Fault detection using machine learning based dynamic ICA-distributed CCA: Application to industrial chemical process

Unexpected accidents and events in industrial chemical processes have resulted in a considerable number of causalities and property damage. Safety process management in industrial chemical processes is critical to avoid and ensure casualties and property damage. However, due to the immense scope and high complexity of current industrial chemical processes, the traditional safety process management approaches cannot address these challenges to attain adequate fault detection accuracy. To address this issue, an innovative machine learning-based distributed canonical correlation analysis-dynamic independent component analysis (DICA-DCCA) approach is needed to improve the fault detection effectiveness of complicated systems. The (DICA-DCCA) model could potentially detect anomalies and faults in industrial chemical data by utilizing three essential statistics:$I_d^2$,$I_e^2$and squared prediction error (SPE).

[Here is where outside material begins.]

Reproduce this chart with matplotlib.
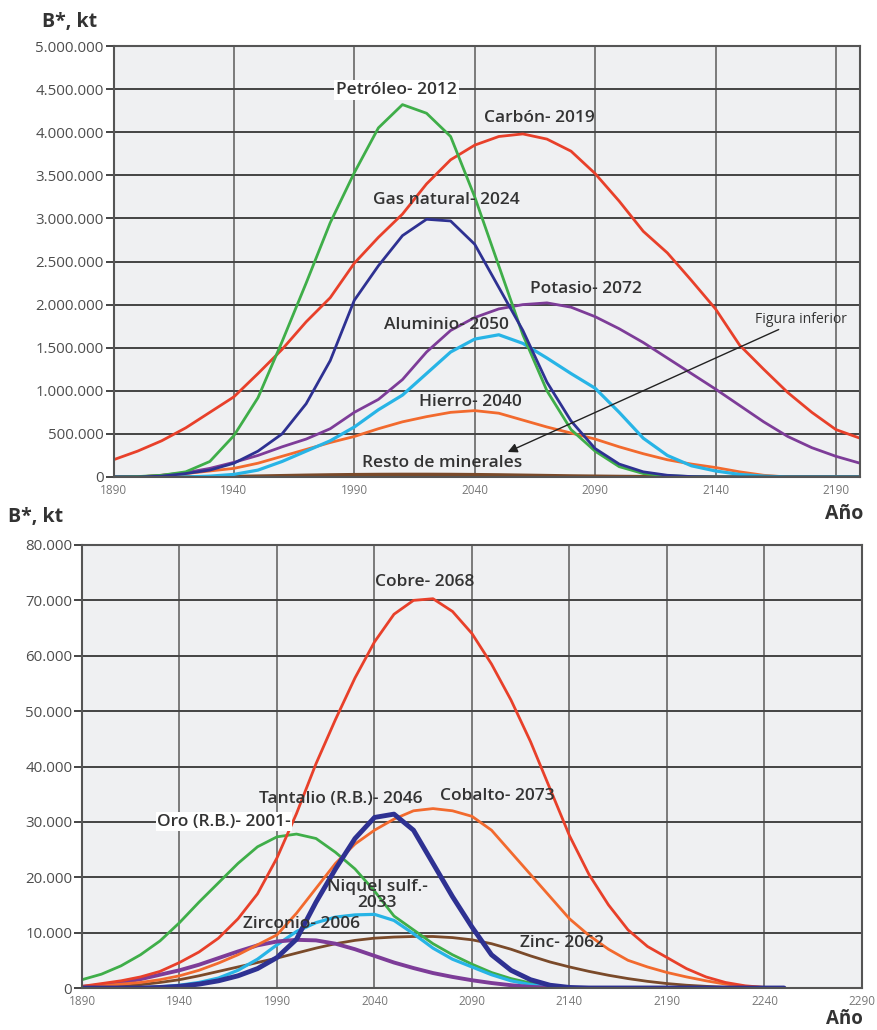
import numpy as np
import matplotlib
matplotlib.use("Agg")
import matplotlib.pyplot as plt
import matplotlib.ticker as mticker

plt.rcParams["font.family"] = ["Open Sans", "DejaVu Sans"]

# ---------- upper chart: energy + major minerals (kt) ----------
yrs_top = list(range(1890, 2201, 10))

petroleo = [0, 5e3, 20e3, 60e3, 180e3, 480e3, 0.92e6, 1.57e6, 2.25e6, 2.95e6, 3.53e6, 4.05e6,
            4.32e6, 4.22e6, 3.95e6, 3.25e6, 2.45e6, 1.65e6, 1.0e6, 0.55e6, 0.3e6, 0.12e6,
            0.04e6, 0.015e6, 0.005e6, 0, 0, 0, 0, 0, 0, 0]
carbon = [0.2e6, 0.3e6, 0.42e6, 0.57e6, 0.75e6, 0.93e6, 1.2e6, 1.48e6, 1.8e6, 2.08e6, 2.48e6,
          2.78e6, 3.05e6, 3.4e6, 3.68e6, 3.85e6, 3.95e6, 3.98e6, 3.92e6, 3.78e6, 3.52e6, 3.2e6,
          2.85e6, 2.6e6, 2.28e6, 1.95e6, 1.53e6, 1.25e6, 0.98e6, 0.75e6, 0.55e6, 0.45e6]
gas = [0, 0, 0.01e6, 0.04e6, 0.08e6, 0.16e6, 0.3e6, 0.5e6, 0.85e6, 1.35e6, 2.05e6, 2.45e6,
       2.8e6, 2.99e6, 2.97e6, 2.7e6, 2.2e6, 1.7e6, 1.1e6, 0.65e6, 0.33e6, 0.15e6, 0.06e6,
       0.02e6, 0.005e6, 0, 0, 0, 0, 0, 0, 0]
potasio = [0, 0, 0.02e6, 0.05e6, 0.1e6, 0.17e6, 0.25e6, 0.35e6, 0.44e6, 0.56e6, 0.75e6, 0.9e6,
           1.13e6, 1.45e6, 1.7e6, 1.85e6, 1.95e6, 2.0e6, 2.02e6, 1.97e6, 1.86e6, 1.72e6, 1.56e6,
           1.38e6, 1.2e6, 1.02e6, 0.83e6, 0.64e6, 0.47e6, 0.34e6, 0.24e6, 0.16e6]
aluminio = [0, 0, 0, 0, 0.01e6, 0.03e6, 0.08e6, 0.18e6, 0.3e6, 0.42e6, 0.58e6, 0.78e6, 0.95e6,
            1.2e6, 1.45e6, 1.6e6, 1.65e6, 1.55e6, 1.38e6, 1.2e6, 1.03e6, 0.75e6, 0.45e6, 0.25e6,
            0.13e6, 0.07e6, 0.03e6, 0.01e6, 0, 0, 0, 0]
hierro = [0, 0, 0.02e6, 0.04e6, 0.07e6, 0.1e6, 0.16e6, 0.24e6, 0.32e6, 0.4e6, 0.47e6, 0.56e6,
          0.64e6, 0.7e6, 0.75e6, 0.77e6, 0.74e6, 0.66e6, 0.58e6, 0.51e6, 0.44e6, 0.35e6, 0.27e6,
          0.2e6, 0.15e6, 0.11e6, 0.06e6, 0.02e6, 0, 0, 0, 0]
resto = [0, 0, 0, 0, 0, 5e3, 10e3, 15e3, 20e3, 24e3, 27e3, 29e3, 30e3, 30e3, 29e3, 27e3, 24e3,
         20e3, 16e3, 12e3, 9e3, 6e3, 4e3, 2e3, 1e3, 0, 0, 0, 0, 0, 0, 0]

# ---------- lower chart: other minerals (kt) ----------
yrs_bot = list(range(1890, 2251, 10))

cobre = [0.3, 0.8, 1.3, 2.0, 3.0, 4.6, 6.5, 9.0, 12.5, 17.0, 23.5, 31.5, 40.5, 48.5, 56.0, 62.5,
         67.5, 70.0, 70.3, 68.0, 64.0, 58.5, 52.0, 44.5, 36.0, 27.5, 20.5, 15.0, 10.5, 7.5, 5.5,
         3.5, 2.0, 1.0, 0.4, 0.1, 0]
cobalto = [0.2, 0.4, 0.7, 1.0, 1.5, 2.2, 3.2, 4.5, 6.0, 7.8, 9.6, 13.5, 18.0, 22.5, 26.0, 28.5,
           30.5, 32.0, 32.4, 32.0, 31.0, 28.5, 24.5, 20.5, 16.5, 12.5, 9.5, 7.0, 5.0, 3.8, 2.8,
           2.0, 1.3, 0.7, 0.3, 0.1, 0]
tantalio = [0, 0, 0, 0, 0.1, 0.3, 0.7, 1.3, 2.2, 3.5, 5.5, 8.8, 15.5, 21.5, 27.0, 30.8, 31.4,
            28.5, 22.5, 16.5, 11.0, 6.0, 3.2, 1.5, 0.5, 0.1, 0, 0, 0, 0, 0, 0, 0, 0, 0, 0, 0]
oro = [1.5, 2.5, 4.0, 6.0, 8.5, 11.8, 15.5, 19.0, 22.5, 25.5, 27.3, 27.8, 27.0, 24.5, 21.5, 17.5,
       13.0, 10.5, 8.0, 6.0, 4.3, 2.8, 1.7, 0.9, 0.4, 0.1, 0, 0, 0, 0, 0, 0, 0, 0, 0, 0, 0]
niquel = [0, 0, 0, 0, 0.2, 0.5, 1.0, 1.8, 3.2, 5.2, 7.8, 10.2, 11.8, 12.8, 13.2, 13.3, 12.2, 9.8,
          7.2, 5.2, 3.8, 2.4, 1.3, 0.6, 0.2, 0, 0, 0, 0, 0, 0, 0, 0, 0, 0, 0, 0]
zirconio = [0.2, 0.5, 1.0, 1.6, 2.4, 3.2, 4.2, 5.4, 6.6, 7.7, 8.4, 8.7, 8.6, 8.0, 7.0, 5.8, 4.6,
            3.6, 2.7, 2.0, 1.4, 0.9, 0.5, 0.2, 0.05, 0, 0, 0, 0, 0, 0, 0, 0, 0, 0, 0, 0]
zinc = [0, 0.1, 0.3, 0.6, 1.0, 1.5, 2.2, 3.0, 3.8, 4.6, 5.4, 6.3, 7.2, 8.0, 8.6, 9.0, 9.2, 9.3,
        9.3, 9.1, 8.7, 8.0, 7.0, 5.8, 4.7, 3.8, 3.0, 2.3, 1.7, 1.2, 0.8, 0.5, 0.3, 0.1, 0, 0, 0]

GREEN, RED, BLUE = "#3fae49", "#e8402a", "#2e3192"
PURPLE, CYAN, ORANGE, BROWN = "#7d3c98", "#27b4e6", "#f26a2e", "#7a4a2a"
TXT = "#333333"
BG = "#eff0f2"

W, H = 877, 1030
fig = plt.figure(figsize=(W / 100, H / 100), dpi=100)
ax1 = fig.add_axes([113.5 / W, 1 - 477 / H, (860 - 113.5) / W, (477 - 46) / H])
ax2 = fig.add_axes([82 / W, 1 - 988 / H, (862 - 82) / W, (988 - 545) / H])


def style(ax, xmax, ymax, ystep, xticks):
    ax.set_facecolor(BG)
    ax.set_xlim(1890, xmax)
    ax.set_ylim(0, ymax)
    ax.set_yticks(np.arange(0, ymax + 1, ystep))
    ax.set_xticks(xticks)
    ax.yaxis.set_major_formatter(mticker.FuncFormatter(lambda v, p: f"{int(v):,}".replace(",", ".")))
    ax.grid(axis="y", color="#444444", lw=1.4)
    ax.grid(axis="x", color="#7a7a7a", lw=1.4)
    ax.set_axisbelow(True)
    for s in ax.spines.values():
        s.set_color("#555555")
        s.set_linewidth(1.5)
    ax.tick_params(axis="y", length=6, width=1.4, color="#444444", labelsize=10.8,
                   labelcolor="#4d4d4d", pad=1)
    ax.tick_params(axis="x", length=0, labelsize=8.5, labelcolor="#777777", pad=5)


style(ax1, 2200, 5e6, 5e5, range(1890, 2191, 50))
style(ax2, 2290, 80, 10, range(1890, 2291, 50))
ax2.yaxis.set_major_formatter(mticker.FuncFormatter(lambda v, p: f"{int(v * 1000):,}".replace(",", ".")))

kw = dict(solid_capstyle="round", solid_joinstyle="round")
ax1.plot(yrs_top, resto, color=BROWN, lw=2.5, **kw)
ax1.plot(yrs_top, hierro, color=ORANGE, lw=2, **kw)
ax1.plot(yrs_top, aluminio, color=CYAN, lw=2.3, **kw)
ax1.plot(yrs_top, potasio, color=PURPLE, lw=2, **kw)
ax1.plot(yrs_top, carbon, color=RED, lw=2, **kw)
ax1.plot(yrs_top, petroleo, color=GREEN, lw=2, **kw)
ax1.plot(yrs_top, gas, color=BLUE, lw=2, **kw)

ax2.plot(yrs_bot, zinc, color=BROWN, lw=2, **kw)
ax2.plot(yrs_bot, oro, color=GREEN, lw=2, **kw)
ax2.plot(yrs_bot, niquel, color=CYAN, lw=2.3, **kw)
ax2.plot(yrs_bot, zirconio, color=PURPLE, lw=2.8, **kw)
ax2.plot(yrs_bot, cobalto, color=ORANGE, lw=2, **kw)
ax2.plot(yrs_bot, cobre, color=RED, lw=2, **kw)
ax2.plot(yrs_bot, tantalio, color=BLUE, lw=3.5, **kw)

lab = dict(fontsize=12.5, color=TXT, ha="center", va="center", fontweight="semibold")
ax1.text(2007.6, 4.49e6, "Petróleo- 2012",
         bbox=dict(facecolor="white", edgecolor="none", pad=1.5), **lab)
ax1.text(2067, 4.165e6, "Carbón- 2019", **lab)
ax1.text(2028, 3.21e6, "Gas natural- 2024", **lab)
ax1.text(2086, 2.18e6, "Potasio- 2072", **lab)
ax1.text(2028.3, 1.76e6, "Aluminio- 2050", **lab)
ax1.text(2038, 0.87e6, "Hierro- 2040", **lab)
ax1.text(2026.3, 0.16e6, "Resto de minerales", **lab)
ax1.annotate("Figura inferior", xy=(2053.7, 0.29e6), xytext=(2156.6, 1.83e6),
             fontsize=10, color=TXT, ha="left", va="center",
             arrowprops=dict(arrowstyle="-|>", color="#222222", lw=1, mutation_scale=14,
                             shrinkA=0, shrinkB=0))

ax2.text(2065.9, 73.3, "Cobre- 2068", **lab)
ax2.text(2022.8, 34.1, "Tantalio (R.B.)- 2046", **lab)
ax2.text(2102.8, 34.7, "Cobalto- 2073", **lab)
ax2.text(1962.8, 30.0, "Oro (R.B.)- 2001-",
         bbox=dict(facecolor="white", edgecolor="none", pad=1.0), **lab)
ax2.text(2041.3, 16.8, "Niquel sulf.-\n2033", linespacing=1.0, **lab)
ax2.text(2002.8, 11.55, "Zirconio- 2006", **lab)
ax2.text(2136.2, 8.1, "Zinc- 2062", **lab)

# axis captions
cap = dict(fontsize=14, fontweight="bold", color=TXT)
fig.text(42 / W, 1 - 22 / H, "B*, kt", ha="left", va="center", **cap)
fig.text(8 / W, 1 - 517 / H, "B*, kt", ha="left", va="center", **cap)
fig.text(863 / W, 1 - 514 / H, "Año", ha="right", va="center", **cap)
fig.text(863 / W, 1 - 1029 / H, "Año", ha="right", va="bottom", fontsize=13.5,
         fontweight="bold", color=TXT)

fig.savefig("out.png", dpi=100, facecolor="white")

The practical effectiveness of the proposed frameworks is evaluated and compared using a continuous stirred tank reactor (CSTR) framework as a standard benchmark study. The research findings present that the suggested (DICA-DCCA) approach is more resilient and effective in detecting abnormalities and faults than the ICA and DICA approaches with FDR 100 % and FAR 0 %. The implied research approach is robust, operational, and productive.